Lanett police training for active threats
LANETT — In a response to the growing number of school threats and shootings nationwide, the Lanett Police Department will be taking a proactive approach to preparing for the worst.
On Wednesday, Aug. 7, police officers will work with Lanett Fire and EMS, the Chambers County SWAT Team and Chambers County EMA/911 in emergency training.
“It’s responding to this threat that seems to be occurring more often,” said Lt. Josh Mitchell. “Making sure that officers and all the emergency personnel are on board with these kinds of situations so that we can better respond and meet the needs of whatever situation is going on.”
All units will be taking part in the active threat training drills at W.O. Lance Elementary and Lanett High Schools. According to a public service announcement sent out by LPD, it is expected that the first training scenario will take place at the Lanett High and Junior High School facility between 9 a.m. and 12 p.m. The W.O. Lance Elementary School training will take place between one and 4 p.m.

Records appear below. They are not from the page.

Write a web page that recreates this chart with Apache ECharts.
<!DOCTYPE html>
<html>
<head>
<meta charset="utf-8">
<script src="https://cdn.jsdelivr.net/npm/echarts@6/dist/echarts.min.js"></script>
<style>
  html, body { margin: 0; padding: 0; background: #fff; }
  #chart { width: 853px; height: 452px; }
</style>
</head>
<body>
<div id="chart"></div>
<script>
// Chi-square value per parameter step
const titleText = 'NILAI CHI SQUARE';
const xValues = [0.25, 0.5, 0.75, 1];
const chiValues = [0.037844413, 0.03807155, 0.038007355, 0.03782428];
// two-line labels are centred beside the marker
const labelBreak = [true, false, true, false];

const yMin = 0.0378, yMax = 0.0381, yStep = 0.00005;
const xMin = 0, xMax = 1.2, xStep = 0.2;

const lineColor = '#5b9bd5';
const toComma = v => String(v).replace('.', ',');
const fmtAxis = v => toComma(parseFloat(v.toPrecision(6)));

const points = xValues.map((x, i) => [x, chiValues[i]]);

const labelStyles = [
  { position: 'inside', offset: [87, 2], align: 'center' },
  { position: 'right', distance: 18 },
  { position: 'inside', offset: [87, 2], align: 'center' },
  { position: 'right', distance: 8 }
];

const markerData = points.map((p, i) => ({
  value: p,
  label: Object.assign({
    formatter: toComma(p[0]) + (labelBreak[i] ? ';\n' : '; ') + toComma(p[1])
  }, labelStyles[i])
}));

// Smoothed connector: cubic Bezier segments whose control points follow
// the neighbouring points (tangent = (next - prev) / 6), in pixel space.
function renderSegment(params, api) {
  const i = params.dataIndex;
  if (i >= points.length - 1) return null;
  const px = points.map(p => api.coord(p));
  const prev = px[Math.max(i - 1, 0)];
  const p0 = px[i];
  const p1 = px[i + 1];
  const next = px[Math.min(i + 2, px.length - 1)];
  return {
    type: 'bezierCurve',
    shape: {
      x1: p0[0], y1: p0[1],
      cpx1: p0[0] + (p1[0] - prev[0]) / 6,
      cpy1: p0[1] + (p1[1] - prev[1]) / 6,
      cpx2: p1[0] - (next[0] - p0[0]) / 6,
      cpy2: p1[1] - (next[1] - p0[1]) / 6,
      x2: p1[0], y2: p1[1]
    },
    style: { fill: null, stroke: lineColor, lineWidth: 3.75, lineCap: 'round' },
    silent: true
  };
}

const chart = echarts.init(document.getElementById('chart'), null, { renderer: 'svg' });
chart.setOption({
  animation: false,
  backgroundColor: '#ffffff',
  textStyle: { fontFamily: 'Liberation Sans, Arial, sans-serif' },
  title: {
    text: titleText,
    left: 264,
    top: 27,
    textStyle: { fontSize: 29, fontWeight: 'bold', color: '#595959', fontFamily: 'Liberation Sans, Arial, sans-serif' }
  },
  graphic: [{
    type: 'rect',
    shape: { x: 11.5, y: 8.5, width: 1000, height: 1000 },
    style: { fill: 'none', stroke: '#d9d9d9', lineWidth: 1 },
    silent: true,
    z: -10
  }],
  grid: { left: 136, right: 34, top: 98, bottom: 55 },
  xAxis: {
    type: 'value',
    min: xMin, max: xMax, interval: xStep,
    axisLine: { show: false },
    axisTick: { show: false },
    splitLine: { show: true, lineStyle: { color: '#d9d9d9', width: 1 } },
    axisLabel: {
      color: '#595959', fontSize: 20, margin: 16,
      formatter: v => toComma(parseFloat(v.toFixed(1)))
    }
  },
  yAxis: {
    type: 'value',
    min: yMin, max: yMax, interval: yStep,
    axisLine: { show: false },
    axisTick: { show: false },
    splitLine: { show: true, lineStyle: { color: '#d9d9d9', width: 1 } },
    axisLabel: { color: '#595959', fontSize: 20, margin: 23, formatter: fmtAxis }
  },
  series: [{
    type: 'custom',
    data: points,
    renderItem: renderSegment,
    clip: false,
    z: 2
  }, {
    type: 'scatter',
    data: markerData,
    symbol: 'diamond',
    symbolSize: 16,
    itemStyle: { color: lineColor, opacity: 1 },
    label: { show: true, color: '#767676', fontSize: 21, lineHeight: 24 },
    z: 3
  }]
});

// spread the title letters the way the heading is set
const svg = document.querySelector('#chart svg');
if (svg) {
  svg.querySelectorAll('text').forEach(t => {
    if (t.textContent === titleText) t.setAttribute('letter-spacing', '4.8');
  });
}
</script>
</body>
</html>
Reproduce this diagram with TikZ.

While these types of drills are commonly referred to as “active shooter,” the training is for all threats that might take place in a school environment. Bomb threats, students with knives or even suspicious individuals on school premises are all causes for concern that the departments will be taught about.
“It’s not just a shooter,” Mitchell said. “Everybody says active shooter but it’s all active threats whether it’s somebody with a knife or anything. Any response in which people are actively being harmed we are conducting that training.”
The exercises will be as visceral and tactile as an actual situation would require. Mitchell said that all training will be “as realistic as we can get it” so that all officers and other emergency responders know how to react, even in high-stress situations.
Although all hands will be on deck for Wednesday’s training, the LPD assures the area that all radio traffic will be continuously monitored and that the exercises will not interfere with the represented departments abilities in handling calls for service and emergencies.
“The biggest thing the public should know is that this is training, just training,” Mitchell said. “We are totally aware of what’s going on, there’s no need for any concern, for anybody to try to involve themselves or try to take action.”